WRITTEN EXERCISE
Pictures stay out of the copy; set down each line of the listing below exactly.
** begin INFORMATION SHOWN **
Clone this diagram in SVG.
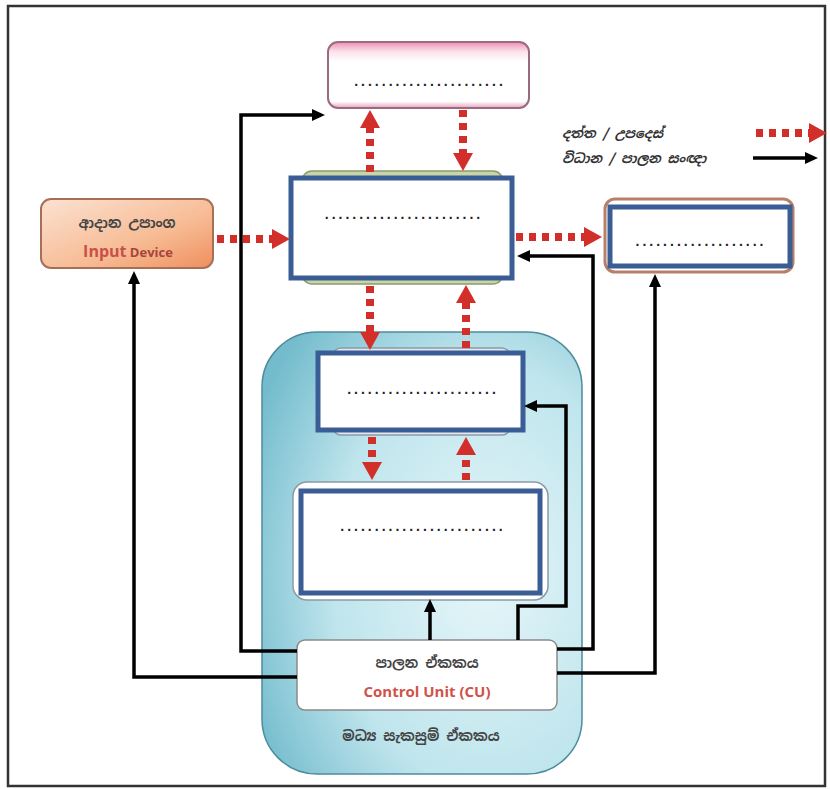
<svg xmlns="http://www.w3.org/2000/svg" width="830" height="789" viewBox="0 0 830 789">
<defs>
<linearGradient id="gPink" x1="0" y1="0" x2="0" y2="1">
<stop offset="0" stop-color="#ee8fb4"/><stop offset="0.15" stop-color="#fbe3ec"/><stop offset="0.3" stop-color="#ffffff"/><stop offset="0.9" stop-color="#ffffff"/><stop offset="1" stop-color="#e7a1bd"/>
</linearGradient>
<linearGradient id="gIn" x1="0" y1="0" x2="1" y2="1">
<stop offset="0" stop-color="#fbe2d2"/><stop offset="0.6" stop-color="#f7bb94"/><stop offset="1" stop-color="#ef8f5e"/>
</linearGradient>
<radialGradient id="gCpu" cx="0.7" cy="0.55" r="0.8">
<stop offset="0" stop-color="#e6f6f9"/><stop offset="0.6" stop-color="#bfe5ed"/><stop offset="1" stop-color="#74bccd"/>
</radialGradient>
<marker id="ar" markerUnits="userSpaceOnUse" markerWidth="19" markerHeight="20" refX="0" refY="10" orient="auto">
<path d="M0,0 L18,10 L0,20 Z" fill="#d32f2a"/>
</marker>
<marker id="ab" markerUnits="userSpaceOnUse" markerWidth="13" markerHeight="12" refX="0" refY="6" orient="auto">
<path d="M0,0 L13,6 L0,12 Z" fill="#000"/>
</marker>
<style>
.dots{font-family:"Liberation Sans",Arial,sans-serif;font-size:14px;font-weight:bold;fill:#222;letter-spacing:3px;text-anchor:middle}
.blue{fill:#fff;stroke:#3b5d95;stroke-width:5}
.red{fill:none;stroke:#d32f2a;stroke-width:8;stroke-dasharray:7 6;marker-end:url(#ar)}
.blk{fill:none;stroke:#000;stroke-width:3.5;marker-end:url(#ab)}
.si{font-family:"Noto Sans Sinhala","Noto Sans","DejaVu Sans",sans-serif;font-weight:bold;fill:#444;text-anchor:middle}
.leg{font-family:"Noto Sans Sinhala","Noto Sans","DejaVu Sans",sans-serif;font-weight:bold;font-style:italic;font-size:13px;fill:#333;text-anchor:start}
.en{font-family:"Open Sans","Liberation Sans",sans-serif;font-weight:bold;text-anchor:middle}
</style>
</defs>
<rect x="8" y="6" width="817" height="780" fill="#fff" stroke="#333" stroke-width="2.5"/>

<g id="cpu">
<rect x="262" y="332" width="320" height="442" rx="55" fill="url(#gCpu)" stroke="#4d8c9c" stroke-width="1.5"/>
<text class="si" x="421" y="741" font-size="14">මධ්‍ය සැකසුම් ඒකකය</text>
</g>

<g id="top-box">
<rect x="328" y="42" width="201" height="66" rx="10" fill="url(#gPink)" stroke="#9a6a80" stroke-width="2"/>
<text class="dots" x="430" y="86">......................</text>
</g>

<g id="memory">
<rect x="302" y="171" width="201" height="113" rx="10" fill="#c9d5a6" stroke="#8c9b6d" stroke-width="1.5"/>
<rect class="blue" x="291" y="178" width="221" height="100"/>
<text class="dots" x="404" y="219">.......................</text>
</g>

<g id="input-device">
<rect x="41" y="199" width="172" height="69" rx="10" fill="url(#gIn)" stroke="#a67058" stroke-width="2"/>
<text class="si" x="127" y="228" font-size="14">ආදාන උපාංග</text>
<text class="en" x="128" y="257"><tspan font-size="16" fill="#c8504a">Input</tspan><tspan font-size="13" fill="#a6453c"> Device</tspan></text>
</g>

<g id="output-box">
<rect x="605" y="199" width="188" height="73" rx="10" fill="#fff" stroke="#b98068" stroke-width="3"/>
<rect class="blue" x="610" y="207" width="180" height="59"/>
<text class="dots" x="701" y="246">...................</text>
</g>

<g id="register-box">
<rect x="333" y="348" width="177" height="87" rx="8" fill="#e4e8ec" stroke="#8a9aa8" stroke-width="1.5"/>
<rect class="blue" x="318" y="353" width="205" height="77"/>
<text class="dots" x="423" y="394">......................</text>
</g>

<g id="alu-box">
<rect x="293" y="482" width="255" height="118" rx="14" fill="#fff" stroke="#8a9aa8" stroke-width="1.5"/>
<rect class="blue" x="301" y="491" width="239" height="102"/>
<text class="dots" x="423" y="531">........................</text>
</g>

<g id="control-unit">
<rect x="297" y="640" width="260" height="70" rx="8" fill="#fff" stroke="#8a8a8a" stroke-width="1.5"/>
<text class="si" x="427" y="668" font-size="14">පාලන ඒකකය</text>
<text class="en" x="427" y="697" font-size="15" fill="#d0534a">Control Unit (CU)</text>
</g>

<g id="legend">
<text class="leg" x="562" y="138">දත්ත / උපදෙස්</text>
<text class="leg" x="562" y="163">විධාන / පාලන සංඥා</text>
<line class="red" x1="756" y1="133" x2="809" y2="133"/>
<line class="blk" x1="753" y1="158" x2="805" y2="158"/>
</g>

<g id="connectors">
<line class="red" x1="217" y1="239" x2="272" y2="239"/>
<line class="red" x1="516" y1="237" x2="584" y2="237"/>
<line class="red" x1="370" y1="172" x2="370" y2="128"/>
<line class="red" x1="463" y1="110" x2="463" y2="153"/>
<line class="red" x1="370" y1="286" x2="370" y2="332"/>
<line class="red" x1="466" y1="348" x2="466" y2="303"/>
<line class="red" x1="372" y1="437" x2="372" y2="462"/>
<line class="red" x1="466" y1="480" x2="466" y2="455"/>

<path class="blk" d="M297,677 H134 V284"/>
<path class="blk" d="M297,651 H241 V115 H312"/>
<path class="blk" d="M430,640 V612"/>
<path class="blk" d="M518,640 V606 H566 V406 H537"/>
<path class="blk" d="M557,649 H593 V256 H530"/>
<path class="blk" d="M557,673 H655 V287"/>
</g>
</svg>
** end INFORMATION SHOWN **
COMPLETE OUTPUT
Clone this diagram in SVG.
<svg xmlns="http://www.w3.org/2000/svg" width="830" height="789" viewBox="0 0 830 789">
<defs>
<linearGradient id="gPink" x1="0" y1="0" x2="0" y2="1">
<stop offset="0" stop-color="#ee8fb4"/><stop offset="0.15" stop-color="#fbe3ec"/><stop offset="0.3" stop-color="#ffffff"/><stop offset="0.9" stop-color="#ffffff"/><stop offset="1" stop-color="#e7a1bd"/>
</linearGradient>
<linearGradient id="gIn" x1="0" y1="0" x2="1" y2="1">
<stop offset="0" stop-color="#fbe2d2"/><stop offset="0.6" stop-color="#f7bb94"/><stop offset="1" stop-color="#ef8f5e"/>
</linearGradient>
<radialGradient id="gCpu" cx="0.7" cy="0.55" r="0.8">
<stop offset="0" stop-color="#e6f6f9"/><stop offset="0.6" stop-color="#bfe5ed"/><stop offset="1" stop-color="#74bccd"/>
</radialGradient>
<marker id="ar" markerUnits="userSpaceOnUse" markerWidth="19" markerHeight="20" refX="0" refY="10" orient="auto">
<path d="M0,0 L18,10 L0,20 Z" fill="#d32f2a"/>
</marker>
<marker id="ab" markerUnits="userSpaceOnUse" markerWidth="13" markerHeight="12" refX="0" refY="6" orient="auto">
<path d="M0,0 L13,6 L0,12 Z" fill="#000"/>
</marker>
<style>
.dots{font-family:"Liberation Sans",Arial,sans-serif;font-size:14px;font-weight:bold;fill:#222;letter-spacing:3px;text-anchor:middle}
.blue{fill:#fff;stroke:#3b5d95;stroke-width:5}
.red{fill:none;stroke:#d32f2a;stroke-width:8;stroke-dasharray:7 6;marker-end:url(#ar)}
.blk{fill:none;stroke:#000;stroke-width:3.5;marker-end:url(#ab)}
.si{font-family:"Noto Sans Sinhala","Noto Sans","DejaVu Sans",sans-serif;font-weight:bold;fill:#444;text-anchor:middle}
.leg{font-family:"Noto Sans Sinhala","Noto Sans","DejaVu Sans",sans-serif;font-weight:bold;font-style:italic;font-size:13px;fill:#333;text-anchor:start}
.en{font-family:"Open Sans","Liberation Sans",sans-serif;font-weight:bold;text-anchor:middle}
</style>
</defs>
<rect x="8" y="6" width="817" height="780" fill="#fff" stroke="#333" stroke-width="2.5"/>

<g id="cpu">
<rect x="262" y="332" width="320" height="442" rx="55" fill="url(#gCpu)" stroke="#4d8c9c" stroke-width="1.5"/>
<text class="si" x="421" y="741" font-size="14">මධ්‍ය සැකසුම් ඒකකය</text>
</g>

<g id="top-box">
<rect x="328" y="42" width="201" height="66" rx="10" fill="url(#gPink)" stroke="#9a6a80" stroke-width="2"/>
<text class="dots" x="430" y="86">......................</text>
</g>

<g id="memory">
<rect x="302" y="171" width="201" height="113" rx="10" fill="#c9d5a6" stroke="#8c9b6d" stroke-width="1.5"/>
<rect class="blue" x="291" y="178" width="221" height="100"/>
<text class="dots" x="404" y="219">.......................</text>
</g>

<g id="input-device">
<rect x="41" y="199" width="172" height="69" rx="10" fill="url(#gIn)" stroke="#a67058" stroke-width="2"/>
<text class="si" x="127" y="228" font-size="14">ආදාන උපාංග</text>
<text class="en" x="128" y="257"><tspan font-size="16" fill="#c8504a">Input</tspan><tspan font-size="13" fill="#a6453c"> Device</tspan></text>
</g>

<g id="output-box">
<rect x="605" y="199" width="188" height="73" rx="10" fill="#fff" stroke="#b98068" stroke-width="3"/>
<rect class="blue" x="610" y="207" width="180" height="59"/>
<text class="dots" x="701" y="246">...................</text>
</g>

<g id="register-box">
<rect x="333" y="348" width="177" height="87" rx="8" fill="#e4e8ec" stroke="#8a9aa8" stroke-width="1.5"/>
<rect class="blue" x="318" y="353" width="205" height="77"/>
<text class="dots" x="423" y="394">......................</text>
</g>

<g id="alu-box">
<rect x="293" y="482" width="255" height="118" rx="14" fill="#fff" stroke="#8a9aa8" stroke-width="1.5"/>
<rect class="blue" x="301" y="491" width="239" height="102"/>
<text class="dots" x="423" y="531">........................</text>
</g>

<g id="control-unit">
<rect x="297" y="640" width="260" height="70" rx="8" fill="#fff" stroke="#8a8a8a" stroke-width="1.5"/>
<text class="si" x="427" y="668" font-size="14">පාලන ඒකකය</text>
<text class="en" x="427" y="697" font-size="15" fill="#d0534a">Control Unit (CU)</text>
</g>

<g id="legend">
<text class="leg" x="562" y="138">දත්ත / උපදෙස්</text>
<text class="leg" x="562" y="163">විධාන / පාලන සංඥා</text>
<line class="red" x1="756" y1="133" x2="809" y2="133"/>
<line class="blk" x1="753" y1="158" x2="805" y2="158"/>
</g>

<g id="connectors">
<line class="red" x1="217" y1="239" x2="272" y2="239"/>
<line class="red" x1="516" y1="237" x2="584" y2="237"/>
<line class="red" x1="370" y1="172" x2="370" y2="128"/>
<line class="red" x1="463" y1="110" x2="463" y2="153"/>
<line class="red" x1="370" y1="286" x2="370" y2="332"/>
<line class="red" x1="466" y1="348" x2="466" y2="303"/>
<line class="red" x1="372" y1="437" x2="372" y2="462"/>
<line class="red" x1="466" y1="480" x2="466" y2="455"/>

<path class="blk" d="M297,677 H134 V284"/>
<path class="blk" d="M297,651 H241 V115 H312"/>
<path class="blk" d="M430,640 V612"/>
<path class="blk" d="M518,640 V606 H566 V406 H537"/>
<path class="blk" d="M557,649 H593 V256 H530"/>
<path class="blk" d="M557,673 H655 V287"/>
</g>
</svg>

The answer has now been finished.